Spread Betting Shares Plunge As EU Regulator Unveils Trading Crackdown

With two weeks to go before the implementation of the EU’s dreaded new regulatory overhaul, MiFID II has struck again...

This time it’s hit the shares of several derivatives brokers which provide platforms for retail (mainly) investors to speculate on global stocks, currencies, commodities and ETFs. Only a few days ago, we explained how banks were demanding an 11-th hour reprieve due to thousands of investors and corporate issuers lacking the Legal Entity Identifiers (LEI’s) which could see them shut of markets from 3 January 2018. According to Bloomberg.

Shares of stock derivative brokers including IG Group Holdings Plc, Plus500 Ltd. and CMC Markets Plc sank 14 percent or more in London after European regulators laid out harsher-than-expected potential rules on some speculative financial products. The companies operate some of the largest platforms for retail investors to trade contracts for difference, which are derivatives that allow investors to speculate on the price of stocks, currencies, and commodities without owning them. The European Securities and Markets Authority, using powers set out in the overhaul of financial rules known as MiFID II, outlined late Friday how it may curb leverage, limit how much clients can lose on the contracts and ban the sale of binary options.

“ESMA has been concerned about the provision of speculative products such as CFDs, including rolling spot forex, and binary options to retail clients for a considerable period of time and has conducted ongoing monitoring and supervisory convergence work in this area,” the agency said.

Shares in IG Group, which has 40% of the UK spread betting market, fell as much as 14% before finishing 9.3% down on the day. CMC Markets and Plus500 plunged as much as 19 percent before closing 12.5% and 10.8% lower, respectively.



ESMA is an EU-wide regulator, based in Paris, which is tasked with improving the functioning of financial markets across Europe, in particular strengthening investor protection and co-operation between national competent authorities. This is Bloomberg’s take on a “contract for difference”.

It’s a financial product that allows an investor to make a bet on the direction of stocks, currencies and commodities without owning them. There are hundreds of thousands of CFD traders across Europe. For a time, Australia elevated CFDs from an over-the-counter product to listing them on the Australian Securities Exchange. Things are different in the U.S., where regulators have largely banned them for amateur traders.

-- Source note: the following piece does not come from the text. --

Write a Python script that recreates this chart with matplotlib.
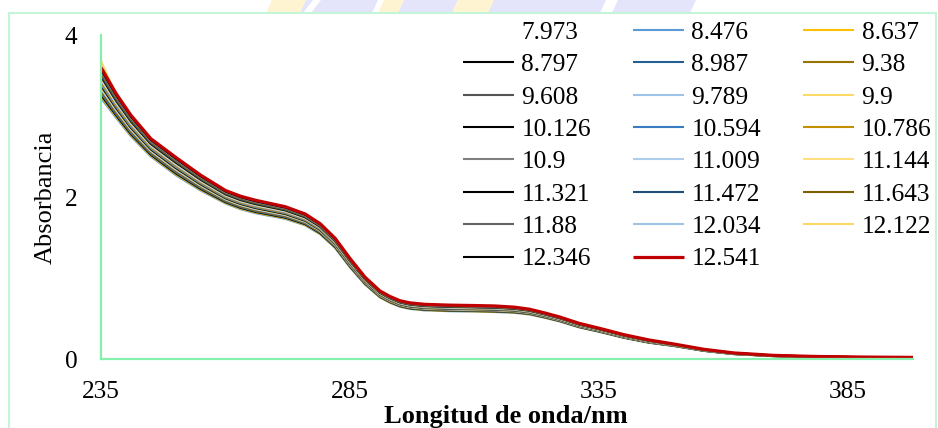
import matplotlib
matplotlib.use("Agg")
import matplotlib.pyplot as plt
from matplotlib.patches import Rectangle, Polygon

plt.rcParams['font.family'] = ['Liberation Serif', 'DejaVu Serif']

W, H = 938, 428

# Wavelength grid (nm)
wavelength = [235, 238, 241, 245, 250, 255, 260, 263, 266, 272, 276, 279, 282,
              285, 288, 291, 293, 295, 297, 300, 305, 310, 314, 318, 321, 324,
              327, 331, 335, 340, 345, 350, 356, 362, 370, 378, 388, 398]

# pH of each spectrum (legend labels)
ph_labels = ["7.973", "8.476", "8.637", "8.797", "8.987", "9.38", "9.608",
             "9.789", "9.9", "10.126", "10.594", "10.786", "10.9", "11.009",
             "11.144", "11.321", "11.472", "11.643", "11.88", "12.034",
             "12.122", "12.346", "12.541"]

# Absorbance spectra, one list per pH
abs_7_973 = [3.41, 3.13, 2.88, 2.61, 2.38, 2.175, 2.0, 1.93, 1.88, 1.805, 1.72, 1.605, 1.43, 1.185, 0.965, 0.8, 0.734, 0.683, 0.656, 0.638, 0.628, 0.623, 0.618, 0.605, 0.583, 0.54, 0.493, 0.415, 0.358, 0.28, 0.218, 0.173, 0.11, 0.068, 0.04, 0.027, 0.02, 0.016]
abs_8_476 = [3.22, 2.98, 2.75, 2.50, 2.27, 2.08, 1.92, 1.85, 1.80, 1.73, 1.65, 1.54, 1.37, 1.13, 0.92, 0.76, 0.695, 0.645, 0.618, 0.60, 0.59, 0.585, 0.58, 0.57, 0.55, 0.51, 0.465, 0.39, 0.335, 0.26, 0.20, 0.16, 0.10, 0.06, 0.035, 0.022, 0.016, 0.012]
abs_8_637 = [3.24, 2.995, 2.763, 2.511, 2.281, 2.09, 1.928, 1.858, 1.808, 1.738, 1.657, 1.547, 1.376, 1.136, 0.925, 0.764, 0.699, 0.649, 0.622, 0.604, 0.594, 0.589, 0.584, 0.574, 0.553, 0.513, 0.468, 0.393, 0.337, 0.262, 0.202, 0.161, 0.101, 0.061, 0.035, 0.023, 0.016, 0.012]
abs_8_797 = [3.258, 3.01, 2.776, 2.522, 2.292, 2.099, 1.936, 1.866, 1.816, 1.745, 1.664, 1.553, 1.382, 1.141, 0.929, 0.768, 0.703, 0.653, 0.626, 0.608, 0.598, 0.593, 0.588, 0.577, 0.557, 0.516, 0.471, 0.395, 0.34, 0.264, 0.204, 0.163, 0.102, 0.062, 0.036, 0.023, 0.017, 0.013]
abs_8_987 = [3.277, 3.025, 2.789, 2.533, 2.303, 2.109, 1.944, 1.874, 1.824, 1.753, 1.671, 1.56, 1.388, 1.147, 0.934, 0.772, 0.707, 0.656, 0.629, 0.611, 0.601, 0.596, 0.591, 0.581, 0.56, 0.519, 0.473, 0.398, 0.342, 0.266, 0.205, 0.164, 0.103, 0.062, 0.037, 0.024, 0.017, 0.013]
abs_9_38 = [3.296, 3.04, 2.802, 2.544, 2.314, 2.118, 1.952, 1.882, 1.832, 1.76, 1.678, 1.566, 1.394, 1.152, 0.938, 0.776, 0.71, 0.66, 0.633, 0.615, 0.605, 0.6, 0.595, 0.584, 0.563, 0.522, 0.476, 0.4, 0.344, 0.268, 0.207, 0.165, 0.104, 0.063, 0.037, 0.024, 0.018, 0.014]
abs_9_608 = [3.315, 3.055, 2.815, 2.555, 2.325, 2.128, 1.96, 1.89, 1.84, 1.768, 1.685, 1.573, 1.4, 1.158, 0.943, 0.78, 0.714, 0.664, 0.637, 0.619, 0.609, 0.604, 0.599, 0.588, 0.566, 0.525, 0.479, 0.403, 0.346, 0.27, 0.209, 0.166, 0.105, 0.064, 0.038, 0.025, 0.018, 0.014]
abs_9_789 = [3.334, 3.07, 2.828, 2.566, 2.336, 2.137, 1.968, 1.898, 1.848, 1.775, 1.692, 1.579, 1.406, 1.163, 0.947, 0.784, 0.718, 0.668, 0.641, 0.623, 0.613, 0.608, 0.603, 0.591, 0.57, 0.528, 0.482, 0.405, 0.349, 0.272, 0.211, 0.168, 0.106, 0.065, 0.038, 0.025, 0.018, 0.014]
abs_9_9 = [3.353, 3.085, 2.841, 2.577, 2.347, 2.147, 1.976, 1.906, 1.856, 1.783, 1.699, 1.586, 1.412, 1.169, 0.952, 0.788, 0.722, 0.671, 0.644, 0.626, 0.616, 0.611, 0.606, 0.595, 0.573, 0.531, 0.484, 0.408, 0.351, 0.274, 0.212, 0.169, 0.107, 0.065, 0.039, 0.026, 0.019, 0.015]
abs_10_126 = [3.372, 3.1, 2.854, 2.588, 2.358, 2.156, 1.984, 1.914, 1.864, 1.79, 1.706, 1.592, 1.418, 1.174, 0.956, 0.792, 0.726, 0.675, 0.648, 0.63, 0.62, 0.615, 0.61, 0.598, 0.576, 0.534, 0.487, 0.41, 0.353, 0.276, 0.214, 0.17, 0.108, 0.066, 0.039, 0.026, 0.019, 0.015]
abs_10_594 = [3.391, 3.115, 2.867, 2.599, 2.369, 2.166, 1.992, 1.922, 1.872, 1.798, 1.713, 1.599, 1.424, 1.18, 0.961, 0.796, 0.73, 0.679, 0.652, 0.634, 0.624, 0.619, 0.614, 0.602, 0.579, 0.537, 0.49, 0.413, 0.355, 0.278, 0.216, 0.171, 0.109, 0.067, 0.04, 0.027, 0.02, 0.016]
abs_10_786 = [3.41, 3.13, 2.88, 2.61, 2.38, 2.175, 2.0, 1.93, 1.88, 1.805, 1.72, 1.605, 1.43, 1.185, 0.965, 0.8, 0.734, 0.683, 0.656, 0.638, 0.628, 0.623, 0.618, 0.605, 0.583, 0.54, 0.493, 0.415, 0.358, 0.28, 0.218, 0.173, 0.11, 0.068, 0.04, 0.027, 0.02, 0.016]
abs_10_9 = [3.429, 3.145, 2.893, 2.621, 2.391, 2.185, 2.008, 1.938, 1.888, 1.813, 1.727, 1.612, 1.436, 1.191, 0.97, 0.804, 0.737, 0.686, 0.659, 0.641, 0.631, 0.626, 0.621, 0.609, 0.586, 0.543, 0.495, 0.418, 0.36, 0.282, 0.219, 0.174, 0.111, 0.068, 0.041, 0.028, 0.02, 0.016]
abs_11_009 = [3.448, 3.16, 2.906, 2.632, 2.402, 2.194, 2.016, 1.946, 1.896, 1.82, 1.734, 1.618, 1.442, 1.196, 0.974, 0.808, 0.741, 0.69, 0.663, 0.645, 0.635, 0.63, 0.625, 0.612, 0.589, 0.546, 0.498, 0.42, 0.362, 0.284, 0.221, 0.175, 0.112, 0.069, 0.041, 0.028, 0.021, 0.017]
abs_11_144 = [3.467, 3.175, 2.919, 2.643, 2.413, 2.204, 2.024, 1.954, 1.904, 1.828, 1.741, 1.625, 1.448, 1.202, 0.979, 0.812, 0.745, 0.694, 0.667, 0.649, 0.639, 0.634, 0.629, 0.616, 0.592, 0.549, 0.501, 0.423, 0.364, 0.286, 0.223, 0.176, 0.113, 0.07, 0.042, 0.029, 0.021, 0.017]
abs_11_321 = [3.486, 3.19, 2.932, 2.654, 2.424, 2.213, 2.032, 1.962, 1.912, 1.835, 1.748, 1.631, 1.454, 1.207, 0.983, 0.816, 0.749, 0.698, 0.671, 0.653, 0.643, 0.638, 0.633, 0.619, 0.596, 0.552, 0.504, 0.425, 0.367, 0.288, 0.225, 0.178, 0.114, 0.071, 0.042, 0.029, 0.022, 0.018]
abs_11_472 = [3.505, 3.205, 2.945, 2.665, 2.435, 2.223, 2.04, 1.97, 1.92, 1.843, 1.755, 1.638, 1.46, 1.213, 0.988, 0.82, 0.753, 0.701, 0.674, 0.656, 0.646, 0.641, 0.636, 0.623, 0.599, 0.555, 0.506, 0.428, 0.369, 0.29, 0.226, 0.179, 0.115, 0.071, 0.043, 0.03, 0.022, 0.018]
abs_11_643 = [3.524, 3.22, 2.958, 2.676, 2.446, 2.232, 2.048, 1.978, 1.928, 1.85, 1.762, 1.644, 1.466, 1.218, 0.992, 0.824, 0.757, 0.705, 0.678, 0.66, 0.65, 0.645, 0.64, 0.626, 0.602, 0.558, 0.509, 0.43, 0.371, 0.292, 0.228, 0.18, 0.116, 0.072, 0.043, 0.03, 0.022, 0.018]
abs_11_88 = [3.543, 3.235, 2.971, 2.687, 2.457, 2.242, 2.056, 1.986, 1.936, 1.858, 1.769, 1.651, 1.472, 1.224, 0.997, 0.828, 0.76, 0.709, 0.682, 0.664, 0.654, 0.649, 0.644, 0.63, 0.605, 0.561, 0.512, 0.433, 0.373, 0.294, 0.23, 0.181, 0.117, 0.073, 0.044, 0.031, 0.023, 0.019]
abs_12_034 = [3.562, 3.25, 2.984, 2.698, 2.468, 2.251, 2.064, 1.994, 1.944, 1.865, 1.776, 1.657, 1.478, 1.229, 1.001, 0.832, 0.764, 0.713, 0.686, 0.668, 0.658, 0.653, 0.648, 0.633, 0.609, 0.564, 0.515, 0.435, 0.376, 0.296, 0.232, 0.183, 0.118, 0.074, 0.044, 0.031, 0.023, 0.019]
abs_12_122 = [3.68, 3.265, 2.997, 2.709, 2.479, 2.26, 2.072, 2.002, 1.952, 1.873, 1.783, 1.664, 1.484, 1.235, 1.006, 0.836, 0.768, 0.716, 0.689, 0.671, 0.661, 0.656, 0.651, 0.637, 0.612, 0.567, 0.517, 0.438, 0.378, 0.298, 0.233, 0.184, 0.119, 0.074, 0.045, 0.032, 0.024, 0.02]
abs_12_346 = [3.57, 3.256, 2.99, 2.703, 2.473, 2.255, 2.067, 1.997, 1.947, 1.868, 1.779, 1.66, 1.48, 1.231, 1.003, 0.834, 0.766, 0.714, 0.687, 0.669, 0.659, 0.654, 0.649, 0.635, 0.61, 0.565, 0.516, 0.436, 0.376, 0.297, 0.232, 0.183, 0.118, 0.074, 0.044, 0.031, 0.023, 0.019]
abs_12_541 = [3.60, 3.28, 3.01, 2.72, 2.49, 2.27, 2.08, 2.01, 1.96, 1.88, 1.79, 1.67, 1.49, 1.24, 1.01, 0.84, 0.772, 0.72, 0.693, 0.675, 0.665, 0.66, 0.655, 0.64, 0.615, 0.57, 0.52, 0.44, 0.38, 0.30, 0.235, 0.185, 0.12, 0.075, 0.045, 0.032, 0.024, 0.02]

spectra = [abs_7_973, abs_8_476, abs_8_637, abs_8_797, abs_8_987, abs_9_38,
           abs_9_608, abs_9_789, abs_9_9, abs_10_126, abs_10_594, abs_10_786,
           abs_10_9, abs_11_009, abs_11_144, abs_11_321, abs_11_472,
           abs_11_643, abs_11_88, abs_12_034, abs_12_122, abs_12_346,
           abs_12_541]

colors = ['#FFFFFF', '#5B9BD5', '#FFC000', '#000000', '#255E91', '#997300',
          '#555555', '#9DC3E6', '#FFD966', '#000000', '#3A7CC0', '#C49000',
          '#7F7F7F', '#AFCDEC', '#FFDF80', '#000000', '#1F4E79', '#7F6000',
          '#636363', '#9DC3E6', '#FFD966', '#000000', '#C00000']

x_ticks = [235, 285, 335, 385]
y_ticks = [0, 2, 4]


def fx(px):
    return px / W


def fy(py):
    return 1 - py / H


fig = plt.figure(figsize=(W / 100, H / 100), dpi=100)
fig.patch.set_facecolor('white')

# faint logo peeking above the chart frame
logo_bands = [(266, 300, '#FFF4D2'), (300, 372, '#E4E4FA'), (378, 398, '#FFF4D2'),
              (398, 452, '#E4E4FA'), (452, 488, '#FFF4D2'), (488, 600, '#E4E4FA'),
              (612, 690, '#E4E4FA')]
for x0, x1, c in logo_bands:
    fig.patches.append(Polygon([(fx(x0), fy(13)), (fx(x1), fy(13)),
                                (fx(x1 + 6), fy(0)), (fx(x0 + 6), fy(0))],
                               closed=True, transform=fig.transFigure,
                               facecolor=c, edgecolor='none', zorder=-3))
fig.patches.append(Polygon([(fx(303), fy(13)), (fx(311), fy(13)),
                            (fx(321), fy(0)), (fx(313), fy(0))], closed=True,
                           transform=fig.transFigure, facecolor='white',
                           edgecolor='none', zorder=-2))

# chart area frame
fig.patches.append(Rectangle((fx(9), -0.2), fx(936) - fx(9), fy(13) + 0.2,
                             transform=fig.transFigure, facecolor='white',
                             edgecolor='#C4F5D8', linewidth=1.5, zorder=-1))

ax = fig.add_axes([fx(101), fy(359), fx(913) - fx(101), fy(35) - fy(359)])
ax.patch.set_alpha(0)

for i, (vals, c) in enumerate(zip(spectra, colors)):
    lw = 2.3 if i == len(spectra) - 1 else 1.5
    ax.plot(wavelength, vals, color=c, linewidth=lw, label=ph_labels[i],
            solid_capstyle='butt', solid_joinstyle='round')

ax.set_xlim(235, 398)
ax.set_ylim(0, 4)
ax.set_xticks(x_ticks)
ax.set_yticks(y_ticks)
ax.tick_params(axis='both', length=0, labelsize=18.3, colors='black')
ax.tick_params(axis='x', pad=16)
ax.tick_params(axis='y', pad=17)

for side in ('top', 'right'):
    ax.spines[side].set_visible(False)
for side in ('left', 'bottom'):
    ax.spines[side].set_color('#86EFAC')
    ax.spines[side].set_linewidth(1.6)

fig.text(fx(46), fy(197), 'Absorbancia', rotation=90, ha='center',
         va='center', fontsize=19)
fig.text(fx(506), fy(423), 'Longitud de onda/nm', ha='center',
         va='baseline', fontsize=19, fontweight='bold')

# legend filled row by row in three columns
handles, labels = ax.get_legend_handles_labels()
n = len(handles)
order = [k for col in range(3) for k in range(col, n, 3)]
ax.legend([handles[k] for k in order], [labels[k] for k in order], ncol=3,
          loc='upper left', bbox_to_anchor=(fx(463), fy(21)),
          bbox_transform=fig.transFigure, frameon=False, fontsize=18.3,
          handlelength=2.0, handletextpad=0.3, columnspacing=1.65,
          labelspacing=0.377, borderpad=0, borderaxespad=0)

fig.savefig('out.png', dpi=100)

While they are, in essence, leveraged derivatives, they are also available to retail investors in what is a rapidly growing market. Aite LLC, a Boston-based research firm estimates that daily trading in CFDs amounted to $22 billion in 2007, is currently about $75 billion and is expected to increase to $94 billion by 2019. Scrutiny of CFDs has been increasing due to their complexity and riskiness for retail investors, especially in the wake of the growth in trading of highly volatile cryptocurrencies. However, as Bloomberg notes, the proposed regulations are more stringent than expected.

Many investors were expecting ESMA’s action to be in line with a move made by the U.K.’s Financial Conduct Authority (FCA) in 2016, said Numis Securities Ltd.’s Jonathan Goslin. The agency proposed capping leverage, the amount of borrowed funds investors could use, at 50 to 1 with a 25 to 1 for traders with less than 12 months experience. But ESMA took a harder line, Goslin said: “It’s pan-Europe,” said the analyst, who recommends investors sell CMC shares.

The authority also said it was weighing whether to "restrict the marketing, distribution or sale to retail clients of CFDs." Regulators have criticized CFD advertising for being too aggressive and aimed at retail investors who don’t understand the products’ complexity.

Brokerages such as Plus500 market their offerings to retail investors through sponsorship deals with professional soccer clubs such as Atletico Madrid and Liverpool. Real Madrid forward Cristiano Ronaldo, who has a partnership with Exness Ltd. in London, touts the brokerage to his 66 million Twitter followers.

The FCA estimated that more than 80% of spread betting clients have lost an average of £3,300 ($4,400) on CFD products. A Liberum Capital analyst, Portia Peel, noted that the leverage limits will be a “concern” given that some providers offer leverage on specific products between 250-500:1. Furthermore, a fast-growing part of the CFD business is cryptocurrencies, which may be damaged by tougher regulations. On 14 November 2017, the UK’s FCA issued a statement warning investors that derivatives linked to cryptocurrencies are "extremely high-risk, speculative products”.

In response to the announcement, IG Group complained that the proposals on limiting leverage are “disproportionate”, while estimating that the hit to its revenues would be less than 10%. It also noted that more than half of its UK and EU clients may be “professional” investors not impacted by the rules. It did make one insightful point, however. If the ESMA’s proposals are too tough, investors could choose to trade CFD’s on unregulated exchanges beyond the reach of the EU.